Thousands protest in Thai capital, urging king to relinquish control of funds
Thousands of anti-government protesters have gathered in the Thai capital of Bangkok, calling on the country’s monarch to relinquish control of royal funds worth tens of billions of dollars, despite an escalated crackdown on protests.
The protesters gathered outside the head office of Siam Commercial Bank (SCB), Thailand’s oldest bank, on Wednesday to call for greater oversight of royal funds.
“At least people should have the space to investigate [how money is spent] and check the institution — not only the monarchy but also other institutions. We will not accept military power anymore,” a protester said.
The demonstrators had originally planned to gather outside the crown property bureau, the office that manages royal assets, but they moved to avoid confrontation with royalists who had announced a counter-rally nearby.
King Maha Vajiralongkorn took direct control of the crown property bureau, which is worth tens of billions of dollars, after ascending the throne.

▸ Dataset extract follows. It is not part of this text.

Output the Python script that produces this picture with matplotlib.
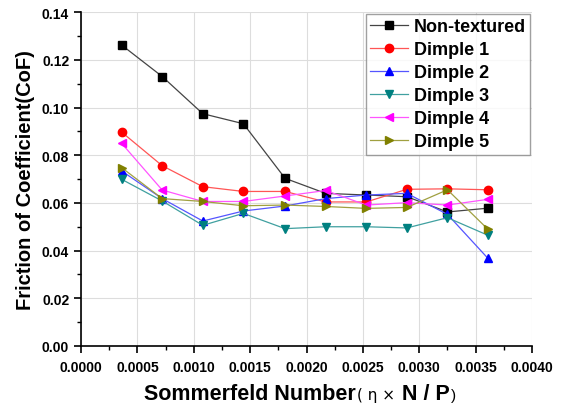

Previously, the fund — comprising prime real estate, shares in the SCB, and stakes in the country’s largest industrial conglomerate, Siam Cement Group — had been under the supervision of the Finance Ministry. Its exact value is not known, though some estimates suggest it is worth 40 billion dollars.
Protesters have accused the king of wasting taxpayers’ money. They also say the king’s private wealth should be separated from the crown funds.
In a statement released ahead of the Wednesday demonstration, the protest group Free Youth said, “Transferring the crown property to the king’s property is equivalent to a robbery of the nation’s wealth.”
It also criticized the police response to protests, saying that “being near the police does not make you feel safe” in Thailand.
The Wednesday rally was peaceful. However, loud bangs were heard later in the evening, and a volunteer protest guard was reportedly injured.
The development came after police summoned 15 prominent activists on Tuesday to face charges under the lese majeste law, which shields Thailand’s powerful and ultra-rich royal family from criticism.